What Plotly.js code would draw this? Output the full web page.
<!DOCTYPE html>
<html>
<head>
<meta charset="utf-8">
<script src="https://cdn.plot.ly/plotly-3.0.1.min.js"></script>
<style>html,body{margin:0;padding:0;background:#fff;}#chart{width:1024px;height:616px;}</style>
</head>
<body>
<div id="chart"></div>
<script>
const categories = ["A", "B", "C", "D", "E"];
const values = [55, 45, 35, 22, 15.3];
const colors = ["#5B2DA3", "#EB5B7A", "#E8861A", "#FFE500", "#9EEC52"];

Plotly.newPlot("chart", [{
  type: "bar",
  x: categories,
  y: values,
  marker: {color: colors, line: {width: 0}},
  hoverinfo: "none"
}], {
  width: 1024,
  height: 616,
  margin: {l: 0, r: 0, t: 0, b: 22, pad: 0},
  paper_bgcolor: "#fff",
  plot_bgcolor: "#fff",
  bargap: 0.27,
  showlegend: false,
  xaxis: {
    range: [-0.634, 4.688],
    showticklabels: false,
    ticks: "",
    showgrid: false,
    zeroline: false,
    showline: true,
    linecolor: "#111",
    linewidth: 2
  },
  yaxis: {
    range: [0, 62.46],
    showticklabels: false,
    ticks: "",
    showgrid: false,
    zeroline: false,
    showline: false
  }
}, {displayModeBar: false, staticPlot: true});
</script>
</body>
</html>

....

[Exercise brief]
Copy each line of the data exactly, leaving nothing out.

[Full output]
What Plotly.js code would draw this? Output the full web page.
<!DOCTYPE html>
<html>
<head>
<meta charset="utf-8">
<script src="https://cdn.plot.ly/plotly-3.0.1.min.js"></script>
<style>html,body{margin:0;padding:0;background:#fff;}#chart{width:1024px;height:616px;}</style>
</head>
<body>
<div id="chart"></div>
<script>
const categories = ["A", "B", "C", "D", "E"];
const values = [55, 45, 35, 22, 15.3];
const colors = ["#5B2DA3", "#EB5B7A", "#E8861A", "#FFE500", "#9EEC52"];

Plotly.newPlot("chart", [{
  type: "bar",
  x: categories,
  y: values,
  marker: {color: colors, line: {width: 0}},
  hoverinfo: "none"
}], {
  width: 1024,
  height: 616,
  margin: {l: 0, r: 0, t: 0, b: 22, pad: 0},
  paper_bgcolor: "#fff",
  plot_bgcolor: "#fff",
  bargap: 0.27,
  showlegend: false,
  xaxis: {
    range: [-0.634, 4.688],
    showticklabels: false,
    ticks: "",
    showgrid: false,
    zeroline: false,
    showline: true,
    linecolor: "#111",
    linewidth: 2
  },
  yaxis: {
    range: [0, 62.46],
    showticklabels: false,
    ticks: "",
    showgrid: false,
    zeroline: false,
    showline: false
  }
}, {displayModeBar: false, staticPlot: true});
</script>
</body>
</html>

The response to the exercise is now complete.